The exosome membrane can effectively protect miRNAs from degradation by nucleases. Exosomes from human umbilical cord MSC could deliver exogenous miR-145-5p to specifically downregulate the expression of Smad3, thereby inhibiting the proliferation and invasion, and promoting apoptosis of PDAC cells [72]. Zuo et al. [73] encapsulated the miR-34a into HEK293 cell-derived exosomes by sonication, and found that the synthesized exosomal miR-34a can be taken up by tumor cells and downregulate the expression of the target gene Bcl-2 in PDAC cells, both in vitro and in vivo. In 2016, Su et al. [74] used synthetic hyaluronic acid-poly (ethylene imine) and hyaluronic acid-poly (ethylene glycol) self-assembled nanoparticles to encapsulate and deliver plasmid DNA expressing miR-155 and miR-125b into Panc-1 cells, and these miR-155 and miR-125b enriched exosomes could promote macrophage reprogramming from M2 phenotype to M1 phenotype in the TME of PDAC [75]. The application of exosome-delivered miRNAs in the treatment of PDAC has shown promising prospects, but there are still great challenges in the clinical translation.
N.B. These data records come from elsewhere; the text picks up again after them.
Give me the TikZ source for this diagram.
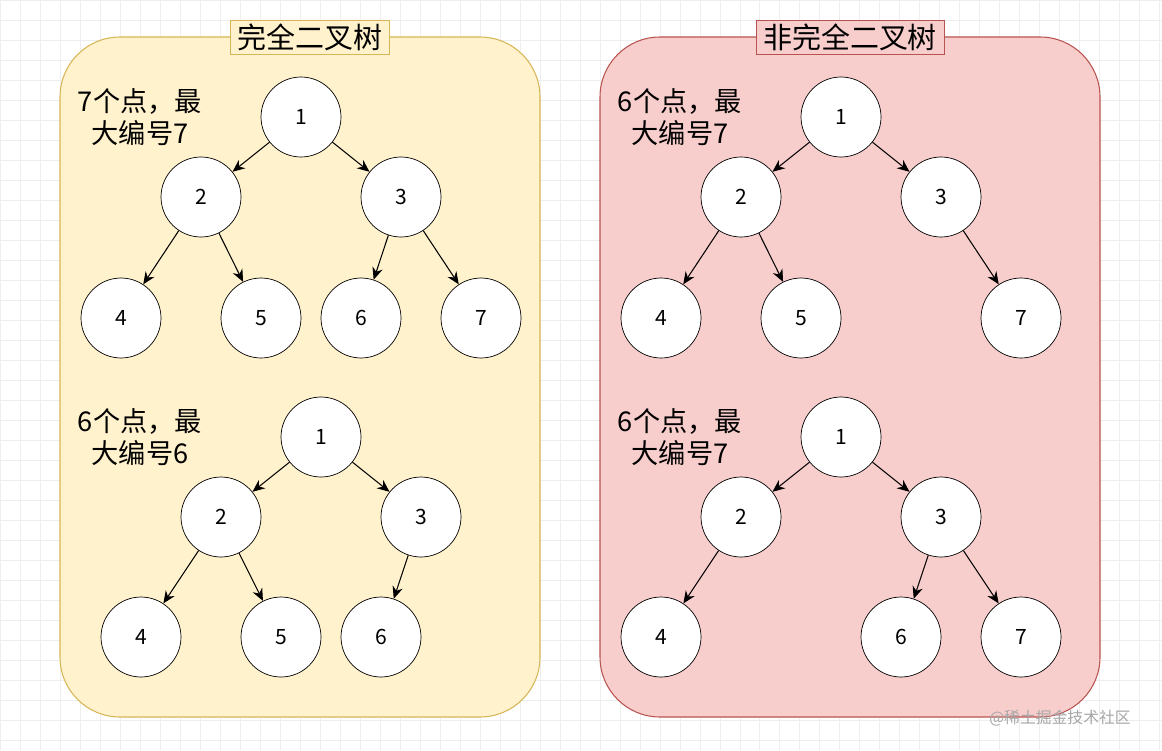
\documentclass[tikz,border=0pt]{standalone}
\usepackage{fontspec}
\setmainfont{Noto Sans CJK SC}
\usetikzlibrary{arrows.meta, positioning}
\definecolor{yelfill}{HTML}{FFF2CC}
\definecolor{yeldraw}{HTML}{D6B656}
\definecolor{redfill}{HTML}{F8CECC}
\definecolor{reddraw}{HTML}{B85450}
\definecolor{gridgray}{HTML}{EEEEEE}

\tikzset{
    treenode/.style={draw=black, fill=white, circle, minimum size=1.6cm, inner sep=0pt, font=\fontsize{12}{14}\selectfont},
    panel/.style={rounded corners=1.2cm, line width=0.6pt},
    paneltitle/.style={draw, font=\fontsize{16.5}{19}\selectfont, inner xsep=4pt, inner ysep=2pt},
    countlabel/.style={align=center, font=\fontsize{15.5}{18.5}\selectfont},
    edge/.style={-{Stealth[length=7pt,width=6pt]}, line width=0.6pt}
}

\begin{document}
\begin{tikzpicture}[x=0.02cm, y=-0.02cm]
    \useasboundingbox (0,0) rectangle (1162,750);
    \fill[white] (0,0) rectangle (1162,750);
    \draw[gridgray, step=0.4cm] (0,0) grid (1162,750);

    % panels
    \draw[panel, fill=yelfill, draw=yeldraw] (60,37) rectangle (540,717);
    \draw[panel, fill=redfill, draw=reddraw] (600,37) rectangle (1100,717);
    \node[paneltitle, fill=yelfill, draw=yeldraw] (titlea) at (310,37) {完全二叉树};
    \node[paneltitle, fill=redfill, draw=reddraw] (titleb) at (850,37) {非完全二叉树};

    % left top tree
    \node[countlabel] (cnta) at (140,117) {7个点，最\\大编号7};
    \node[treenode] (a1) at (301,117) {1};
    \node[treenode] (a2) at (201,197) {2};
    \node[treenode] (a3) at (401,197) {3};
    \node[treenode] (a4) at (121,318) {4};
    \node[treenode] (a5) at (261,318) {5};
    \node[treenode] (a6) at (361,318) {6};
    \node[treenode] (a7) at (481,318) {7};
    \foreach \p/\c in {a1/a2, a1/a3, a2/a4, a2/a5, a3/a6, a3/a7}
        \draw[edge] (\p) -- (\c);

    % left bottom tree
    \node[countlabel] (cntb) at (140,437) {6个点，最\\大编号6};
    \node[treenode] (b1) at (321,437) {1};
    \node[treenode] (b2) at (221,517) {2};
    \node[treenode] (b3) at (421,517) {3};
    \node[treenode] (b4) at (141,637) {4};
    \node[treenode] (b5) at (281,637) {5};
    \node[treenode] (b6) at (381,637) {6};
    \foreach \p/\c in {b1/b2, b1/b3, b2/b4, b2/b5, b3/b6}
        \draw[edge] (\p) -- (\c);

    % right top tree
    \node[countlabel] (cntc) at (680,117) {6个点，最\\大编号7};
    \node[treenode] (c1) at (841,117) {1};
    \node[treenode] (c2) at (741,197) {2};
    \node[treenode] (c3) at (941,197) {3};
    \node[treenode] (c4) at (661,318) {4};
    \node[treenode] (c5) at (801,318) {5};
    \node[treenode] (c7) at (1021,318) {7};
    \foreach \p/\c in {c1/c2, c1/c3, c2/c4, c2/c5, c3/c7}
        \draw[edge] (\p) -- (\c);

    % right bottom tree
    \node[countlabel] (cntd) at (680,437) {6个点，最\\大编号7};
    \node[treenode] (d1) at (841,437) {1};
    \node[treenode] (d2) at (741,517) {2};
    \node[treenode] (d3) at (941,517) {3};
    \node[treenode] (d4) at (661,637) {4};
    \node[treenode] (d6) at (901,637) {6};
    \node[treenode] (d7) at (1021,637) {7};
    \foreach \p/\c in {d1/d2, d1/d3, d2/d4, d3/d6, d3/d7}
        \draw[edge] (\p) -- (\c);

    \node[text=gray!70, font=\fontsize{9}{11}\selectfont] (mark) at (1060,718) {@稀土掘金技术社区};
\end{tikzpicture}
\end{document}
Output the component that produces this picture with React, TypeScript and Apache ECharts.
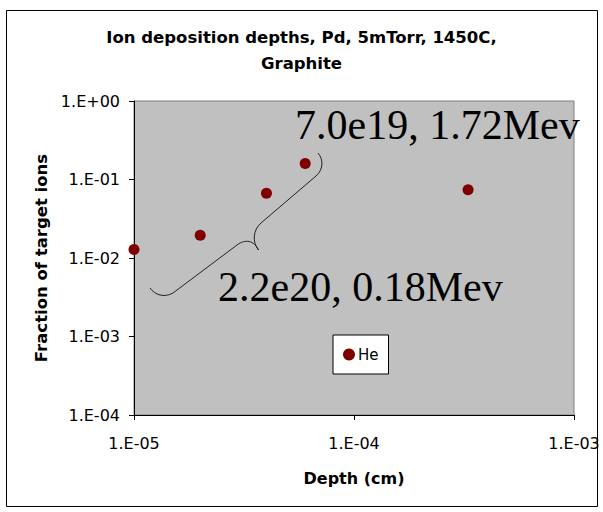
import React, { useEffect, useRef } from "react";
import * as echarts from "echarts";

const titleLines = ["Ion deposition depths, Pd, 5mTorr, 1450C,", "Graphite"];
const seriesName = "He";
const depthCm = [1e-5, 2e-5, 4e-5, 6e-5, 3.3e-4];
const fraction = [0.0128, 0.0195, 0.067, 0.16, 0.074];
const xTickLabels = ["1.E-05", "1.E-04", "1.E-03"];
const yTickLabels = ["1.E-04", "1.E-03", "1.E-02", "1.E-01", "1.E+00"];
const annotationHigh = "7.0e19, 1.72Mev";
const annotationLow = "2.2e20, 0.18Mev";

const BRACE_D =
  "M 150 288 C 155 295, 164 298, 173 293 L 237 245 C 245 239, 254 240, 258.5 250 C 252 242, 253 230, 261 223 L 316 176 C 323 170, 324 160, 318 153";

let registered = false;
function registerBrace() {
  if (registered) return;
  echarts.graphic.registerShape("brace", echarts.graphic.extendPath(BRACE_D, {}) as any);
  registered = true;
}

const fmt = (labels: string[], minExp: number) => (v: number) => {
  const e = Math.round(Math.log10(v));
  return labels[e - minExp] ?? "";
};

const SANS = "'DejaVu Sans', Arial, sans-serif";

export default function App() {
  const ref = useRef<HTMLDivElement>(null);
  useEffect(() => {
    if (!ref.current) return;
    registerBrace();
    const chart = echarts.init(ref.current, undefined, { renderer: "svg" });
    const data = depthCm.map((x, i) => [x, fraction[i]]);
    chart.setOption({
      animation: false,
      backgroundColor: "#ffffff",
      title: {
        text: titleLines.join("\n"),
        left: "center",
        top: 24,
        padding: 0,
        textStyle: {
          fontFamily: SANS,
          fontSize: 16.5,
          fontWeight: "bold",
          lineHeight: 26,
          color: "#000",
        },
      },
      legend: {
        data: [seriesName],
        left: 333,
        top: 335,
        orient: "vertical",
        backgroundColor: "#ffffff",
        borderColor: "#000",
        borderWidth: 1,
        padding: [12, 10],
        itemWidth: 12,
        itemHeight: 12,
        itemGap: 0,
        icon: "circle",
        itemStyle: { opacity: 1 },
        textStyle: {
          fontFamily: SANS,
          fontSize: 15,
          color: "#000",
          padding: [0, 0, 0, -2],
        },
      },
      grid: {
        left: 134,
        top: 101,
        width: 440,
        height: 314,
        show: true,
        backgroundColor: "#C0C0C0",
        borderColor: "#808080",
        borderWidth: 1,
      },
      xAxis: {
        type: "log",
        logBase: 10,
        min: 1e-5,
        max: 1e-3,
        name: "Depth (cm)",
        nameLocation: "middle",
        nameGap: 55,
        nameTextStyle: {
          fontFamily: SANS,
          fontSize: 16,
          fontWeight: "bold",
          color: "#000",
        },
        axisLine: { show: true, lineStyle: { color: "#000", width: 1 } },
        axisTick: { show: true, inside: false, length: 5, lineStyle: { color: "#000" } },
        minorTick: { show: false },
        splitLine: { show: false },
        axisLabel: {
          formatter: fmt(xTickLabels, -5),
          margin: 20,
          fontFamily: SANS,
          fontSize: 16,
          color: "#000",
          showMinLabel: true,
          showMaxLabel: true,
        },
      },
      yAxis: {
        type: "log",
        logBase: 10,
        min: 1e-4,
        max: 1,
        name: "Fraction of target ions",
        nameLocation: "middle",
        nameGap: 84,
        nameTextStyle: {
          fontFamily: SANS,
          fontSize: 16.5,
          fontWeight: "bold",
          color: "#000",
        },
        axisLine: { show: true, lineStyle: { color: "#000", width: 1 } },
        axisTick: { show: true, inside: false, length: 5, lineStyle: { color: "#000" } },
        minorTick: { show: false },
        splitLine: { show: false },
        axisLabel: {
          formatter: fmt(yTickLabels, -4),
          margin: 14,
          fontFamily: SANS,
          fontSize: 16,
          color: "#000",
          showMinLabel: true,
          showMaxLabel: true,
        },
      },
      series: [
        {
          name: seriesName,
          type: "scatter",
          data,
          symbol: "circle",
          symbolSize: 11,
          clip: false,
          itemStyle: { color: "#800000", opacity: 1 },
          emphasis: { disabled: true },
        },
      ],
      graphic: [
        {
          type: "rect",
          shape: { x: 6.5, y: 10.5, width: 591, height: 496 },
          style: { fill: "none", stroke: "#000", lineWidth: 1 },
          silent: true,
          z: 100,
        },
        {
          type: "brace",
          x: 0,
          y: 0,
          style: { fill: "none", stroke: "#222", lineWidth: 1 },
          silent: true,
          z: 100,
        },
        {
          type: "text",
          x: 295,
          y: 125,
          style: {
            text: annotationHigh,
            fontFamily: "'Times New Roman', 'Liberation Serif', serif",
            fontSize: 42,
            fill: "#000",
            verticalAlign: "middle",
            align: "left",
          },
          silent: true,
          z: 100,
        },
        {
          type: "text",
          x: 218,
          y: 287,
          style: {
            text: annotationLow,
            fontFamily: "'Times New Roman', 'Liberation Serif', serif",
            fontSize: 42,
            fill: "#000",
            verticalAlign: "middle",
            align: "left",
          },
          silent: true,
          z: 100,
        },
      ],
    });
    return () => chart.dispose();
  }, []);
  return (
    <div
      ref={ref}
      style={{ position: "fixed", left: 0, top: 0, width: 603, height: 512 }}
    />
  );
}
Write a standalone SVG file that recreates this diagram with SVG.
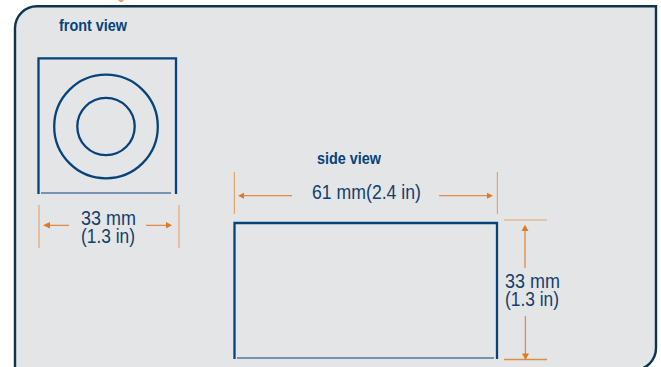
<svg xmlns="http://www.w3.org/2000/svg" width="661" height="367" viewBox="0 0 661 367">
<style>
.o{fill:none;stroke:#06437a;stroke-width:2.3}
.t{fill:none;stroke:#06437a;stroke-width:1}
.d{fill:none;stroke:#e6a46c;stroke-width:1.2}
.a{fill:none;stroke:#df8c46;stroke-width:1.3}
.h{fill:#dd7a26}
text{font-family:"Liberation Sans",Arial,sans-serif;fill:#123f6d}
.b{font-weight:700;font-size:16px;fill:#06437a}
.m{font-size:19.500px}
</style>
<rect width="661" height="367" fill="#fff"/>
<path d="M118 0H124L122 2H120Z" fill="#e8a060"/>
<path id="panel" d="M15 370V28A22 22 0 0 1 37 6.300H656V348A22 22 0 0 1 634 370Z" fill="#e4e5e7" stroke="#0d3550" stroke-width="2.400"/>
<g id="front-view">
<path class="o" d="M38.500 194V58.300H176V194"/>
<path class="t" d="M41 193H171"/>
<circle class="o" cx="106" cy="126.500" r="51.800"/>
<circle class="o" cx="106" cy="126.500" r="28.700"/>
<text class="b" x="59" y="31" textLength="68" lengthAdjust="spacingAndGlyphs">front view</text>
</g>
<g id="side-view">
<path class="o" d="M234.500 359V223H497V359"/>
<path class="t" d="M237 358H494"/>
<text class="b" x="317" y="164" textLength="64" lengthAdjust="spacingAndGlyphs">side view</text>
</g>
<g id="connectors">
<path class="d" d="M39 205V248M179 205V248M234.400 172V214M497.400 172V214M504 220H547"/>
<path class="a" d="M504 359.500H547M49 225.300H69M146 225.300H167M243 195.700H292M439 195.700H488M525 230V268M525.400 316V355"/>
<path class="h" d="M43 225.300L50 222V228.600ZM172 225.300L166 222V228.600ZM238 195.700L244 192.700V198.700ZM493 195.700L487 192.700V198.700ZM525 224.700L528.500 231H521.500ZM525.500 360L522 353.500H529Z"/>
</g>
<g id="labels">
<text class="m"><tspan x="81" y="225" textLength="55" lengthAdjust="spacingAndGlyphs">33 mm</tspan><tspan x="81" y="243" textLength="54" lengthAdjust="spacingAndGlyphs">(1.3 in)</tspan></text>
<text class="m" x="312" y="199" textLength="109" lengthAdjust="spacingAndGlyphs">61 mm(2.4 in)</text>
<text class="m"><tspan x="505" y="288" textLength="55" lengthAdjust="spacingAndGlyphs">33 mm</tspan><tspan x="505" y="306" textLength="54" lengthAdjust="spacingAndGlyphs">(1.3 in)</tspan></text>
</g>
</svg>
6. Conclusions and Prospects

TME is a highly complex, heterocellular ecosystem, consisting of tumor cells and the surrounding blood vessels, immunocytes, CAFs, and extracellular matrix. Exosomes are essential to conduct substance exchange, energy flow, and signal transmission between different cell components in the TME. The differentiation and activation of CAFs is an important event in the development of PDAC, and this process is regulated by tumor cells, partly through exosomal miRNAs. In turn, the CAFs in the TME also influence the tumor cells via either pro- or anti-tumor effects, resulting in a relatively stable state that promotes tumor progression. The regulational mechanism of this crosstalk process, of which exosomal miRNAs are only a small part, remains far from fully understood. Currently, there are few studies focusing on the mechanism of exosomal miRNAs in the regulation of CAF differentiation, and the specific exosomal miRNAs secreted by particular subtypes of CAFs to promote or suppress tumor progression still need to be further studied. In conclusion, the investigation of exosomal miRNAs that are involved in the interaction between tumor cells and different CAF subtypes and their regulatory mechanisms will have broad application prospects, not only in tumor liquid biopsy, but also in novel targeted therapy strategies for PDAC.